(Charts and diagrams as code)
***

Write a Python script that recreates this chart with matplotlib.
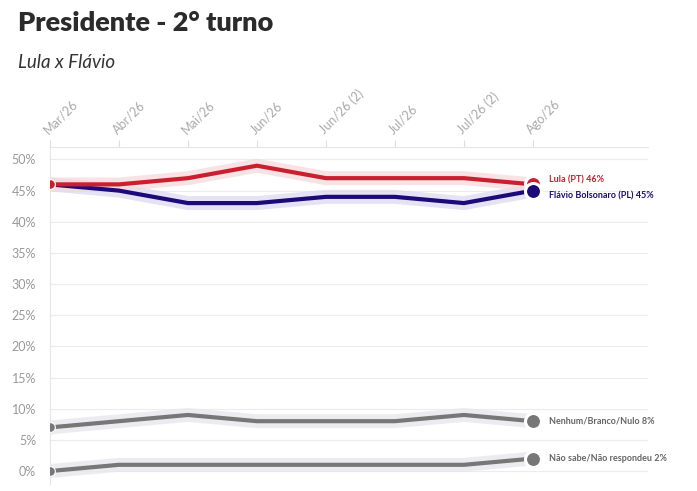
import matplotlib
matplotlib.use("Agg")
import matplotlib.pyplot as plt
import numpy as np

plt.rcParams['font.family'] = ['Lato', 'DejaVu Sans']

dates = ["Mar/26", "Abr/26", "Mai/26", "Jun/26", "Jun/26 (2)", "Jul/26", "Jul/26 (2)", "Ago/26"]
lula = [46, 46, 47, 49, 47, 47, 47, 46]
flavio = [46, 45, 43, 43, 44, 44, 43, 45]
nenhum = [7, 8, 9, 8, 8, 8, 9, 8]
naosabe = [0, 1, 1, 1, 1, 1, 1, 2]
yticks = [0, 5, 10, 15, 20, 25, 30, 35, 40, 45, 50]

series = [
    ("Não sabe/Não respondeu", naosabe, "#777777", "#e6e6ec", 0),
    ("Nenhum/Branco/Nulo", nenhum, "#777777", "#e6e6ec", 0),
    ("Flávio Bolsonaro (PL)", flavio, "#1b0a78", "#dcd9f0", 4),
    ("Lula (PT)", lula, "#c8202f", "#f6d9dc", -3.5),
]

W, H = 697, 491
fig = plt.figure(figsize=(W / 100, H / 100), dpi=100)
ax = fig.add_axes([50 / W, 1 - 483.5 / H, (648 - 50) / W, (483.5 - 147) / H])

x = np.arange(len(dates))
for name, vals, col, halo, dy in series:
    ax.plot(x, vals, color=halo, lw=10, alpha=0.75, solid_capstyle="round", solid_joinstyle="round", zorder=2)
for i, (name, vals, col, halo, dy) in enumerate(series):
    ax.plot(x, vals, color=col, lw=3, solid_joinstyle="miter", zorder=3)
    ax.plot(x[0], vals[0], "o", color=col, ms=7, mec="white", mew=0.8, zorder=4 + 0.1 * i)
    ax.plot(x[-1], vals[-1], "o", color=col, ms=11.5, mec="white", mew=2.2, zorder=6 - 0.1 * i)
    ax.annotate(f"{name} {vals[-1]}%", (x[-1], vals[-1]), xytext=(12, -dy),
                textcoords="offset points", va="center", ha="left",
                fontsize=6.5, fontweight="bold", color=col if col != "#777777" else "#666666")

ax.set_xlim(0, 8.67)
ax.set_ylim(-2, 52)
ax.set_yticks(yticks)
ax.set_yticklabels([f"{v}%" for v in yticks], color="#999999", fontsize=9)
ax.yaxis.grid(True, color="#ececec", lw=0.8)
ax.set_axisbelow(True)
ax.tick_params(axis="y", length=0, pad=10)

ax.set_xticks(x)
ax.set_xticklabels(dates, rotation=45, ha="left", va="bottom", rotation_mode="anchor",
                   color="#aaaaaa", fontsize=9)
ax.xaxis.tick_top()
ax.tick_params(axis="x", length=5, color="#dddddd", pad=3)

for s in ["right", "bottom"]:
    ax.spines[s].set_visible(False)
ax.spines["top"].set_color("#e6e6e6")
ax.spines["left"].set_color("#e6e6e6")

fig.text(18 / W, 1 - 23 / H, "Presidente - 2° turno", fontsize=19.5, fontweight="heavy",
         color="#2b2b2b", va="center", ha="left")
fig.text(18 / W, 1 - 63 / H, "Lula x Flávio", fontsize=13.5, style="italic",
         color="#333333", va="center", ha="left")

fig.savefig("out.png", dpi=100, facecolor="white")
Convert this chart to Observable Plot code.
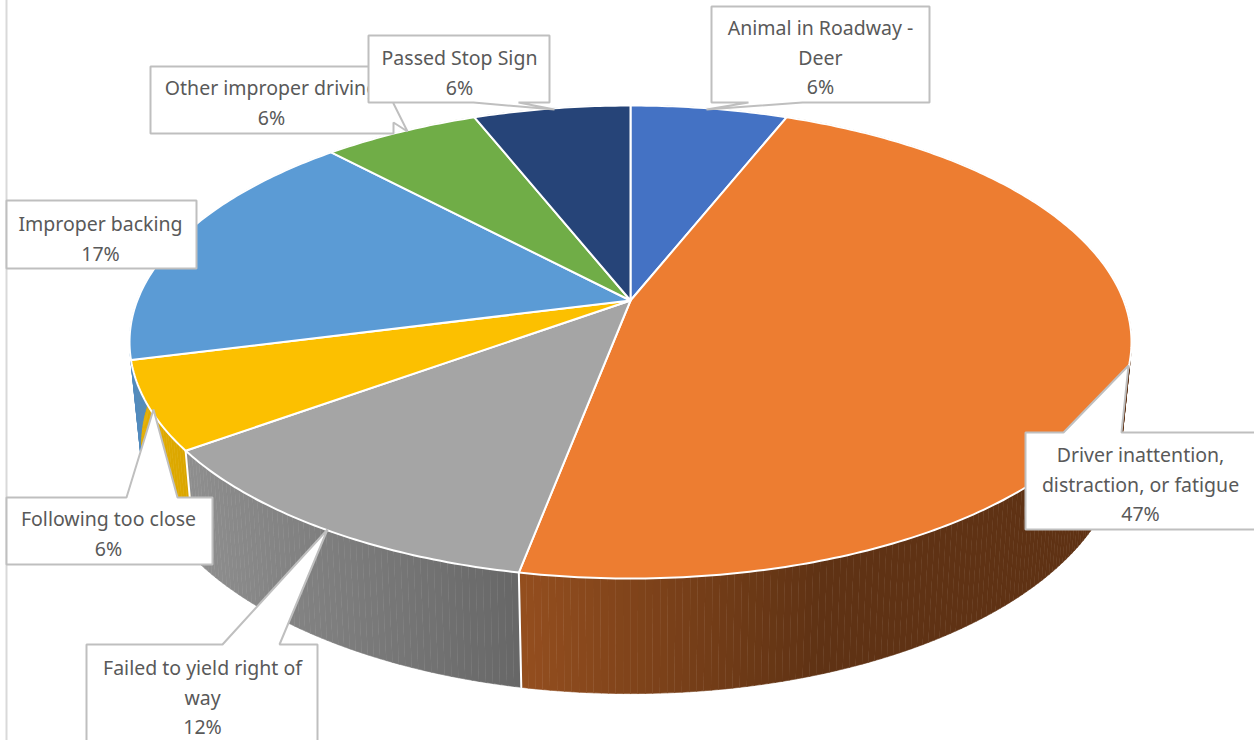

***

Problem statement:
Without the pictures, restate all of the entries above verbatim.

Written response:
Write a Python script that recreates this chart with matplotlib.
import matplotlib
matplotlib.use("Agg")
import matplotlib.pyplot as plt
import numpy as np

plt.rcParams['font.family'] = ['Lato', 'DejaVu Sans']

dates = ["Mar/26", "Abr/26", "Mai/26", "Jun/26", "Jun/26 (2)", "Jul/26", "Jul/26 (2)", "Ago/26"]
lula = [46, 46, 47, 49, 47, 47, 47, 46]
flavio = [46, 45, 43, 43, 44, 44, 43, 45]
nenhum = [7, 8, 9, 8, 8, 8, 9, 8]
naosabe = [0, 1, 1, 1, 1, 1, 1, 2]
yticks = [0, 5, 10, 15, 20, 25, 30, 35, 40, 45, 50]

series = [
    ("Não sabe/Não respondeu", naosabe, "#777777", "#e6e6ec", 0),
    ("Nenhum/Branco/Nulo", nenhum, "#777777", "#e6e6ec", 0),
    ("Flávio Bolsonaro (PL)", flavio, "#1b0a78", "#dcd9f0", 4),
    ("Lula (PT)", lula, "#c8202f", "#f6d9dc", -3.5),
]

W, H = 697, 491
fig = plt.figure(figsize=(W / 100, H / 100), dpi=100)
ax = fig.add_axes([50 / W, 1 - 483.5 / H, (648 - 50) / W, (483.5 - 147) / H])

x = np.arange(len(dates))
for name, vals, col, halo, dy in series:
    ax.plot(x, vals, color=halo, lw=10, alpha=0.75, solid_capstyle="round", solid_joinstyle="round", zorder=2)
for i, (name, vals, col, halo, dy) in enumerate(series):
    ax.plot(x, vals, color=col, lw=3, solid_joinstyle="miter", zorder=3)
    ax.plot(x[0], vals[0], "o", color=col, ms=7, mec="white", mew=0.8, zorder=4 + 0.1 * i)
    ax.plot(x[-1], vals[-1], "o", color=col, ms=11.5, mec="white", mew=2.2, zorder=6 - 0.1 * i)
    ax.annotate(f"{name} {vals[-1]}%", (x[-1], vals[-1]), xytext=(12, -dy),
                textcoords="offset points", va="center", ha="left",
                fontsize=6.5, fontweight="bold", color=col if col != "#777777" else "#666666")

ax.set_xlim(0, 8.67)
ax.set_ylim(-2, 52)
ax.set_yticks(yticks)
ax.set_yticklabels([f"{v}%" for v in yticks], color="#999999", fontsize=9)
ax.yaxis.grid(True, color="#ececec", lw=0.8)
ax.set_axisbelow(True)
ax.tick_params(axis="y", length=0, pad=10)

ax.set_xticks(x)
ax.set_xticklabels(dates, rotation=45, ha="left", va="bottom", rotation_mode="anchor",
                   color="#aaaaaa", fontsize=9)
ax.xaxis.tick_top()
ax.tick_params(axis="x", length=5, color="#dddddd", pad=3)

for s in ["right", "bottom"]:
    ax.spines[s].set_visible(False)
ax.spines["top"].set_color("#e6e6e6")
ax.spines["left"].set_color("#e6e6e6")

fig.text(18 / W, 1 - 23 / H, "Presidente - 2° turno", fontsize=19.5, fontweight="heavy",
         color="#2b2b2b", va="center", ha="left")
fig.text(18 / W, 1 - 63 / H, "Lula x Flávio", fontsize=13.5, style="italic",
         color="#333333", va="center", ha="left")

fig.savefig("out.png", dpi=100, facecolor="white")
Convert this chart to Observable Plot code.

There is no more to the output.